【読書記録】江國香織著『物語のなかとそと』に寄せて
敵わないなぁと思う。
そりゃあ私は自分の文章を愛しているしそれは私にしか書けないものでもある。それでも、それは私がしたいこととこんなに違う。
自分の文章に疑いの気持ちを向けてしまうのはこういう時だ。もしかしてすごくありふれてしょうもないものなのかもしれない。悲しくはないけれど少し絶望する。
しかしながら、自分の中で渦巻く言葉や感情を文章にして外に出すことを教えてくれたのは江國さんだし、私はそうせずにはいられない。
江國さんの物語に出逢っていなくても書いていただろうけれど、それは文中の言葉を借りるなら「辞書なしで、いきなり世界と向い合う」ことになっていただろう。
どうせやめることなんて出来やしないから。
素晴らしい文章を読んで自分のしていることに疑問を抱きそうになった時、噛んで含めるようにそう言い聞かせる。
見返しの青が美しかった。これは江國さんか編集者さんか、この本を作るのに携わった誰かが選んだ色なのだろうけれど、表紙よりもこの本を表しているような気がする。
私は青という色に憧れがある。それは私の肌にはっきりとした青が似合わないせいもあるだろうし、単純に青の持つ静謐さと凛としたたたずまいを昔から好んでいたこともある。

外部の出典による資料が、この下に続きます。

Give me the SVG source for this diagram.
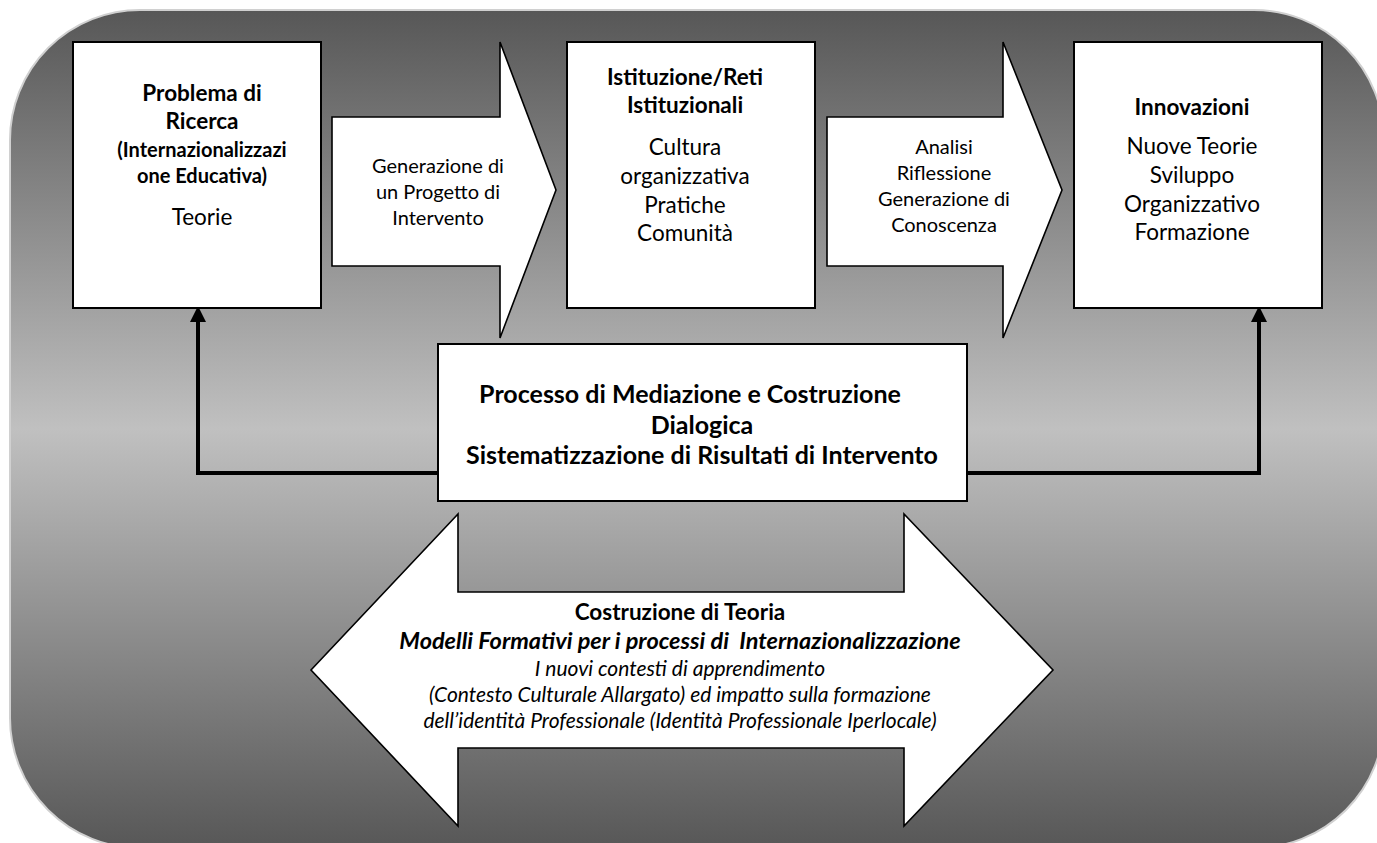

この見返しの色合いは完璧で、美術館でただこの青に塗られた一枚の絵があったら買っていたかもしれない。
そういえば家の壁に飾っている絵葉書のうち二枚は青を基調としているし、海や空を眺めるのも好きだ。
気づかないうちに青は私の一部となっていたのかも。
それにしてもいいなぁ、この青。切り取ってこれだけ飾ろうかしら。見返しを眺めながら少し得をした気分になった。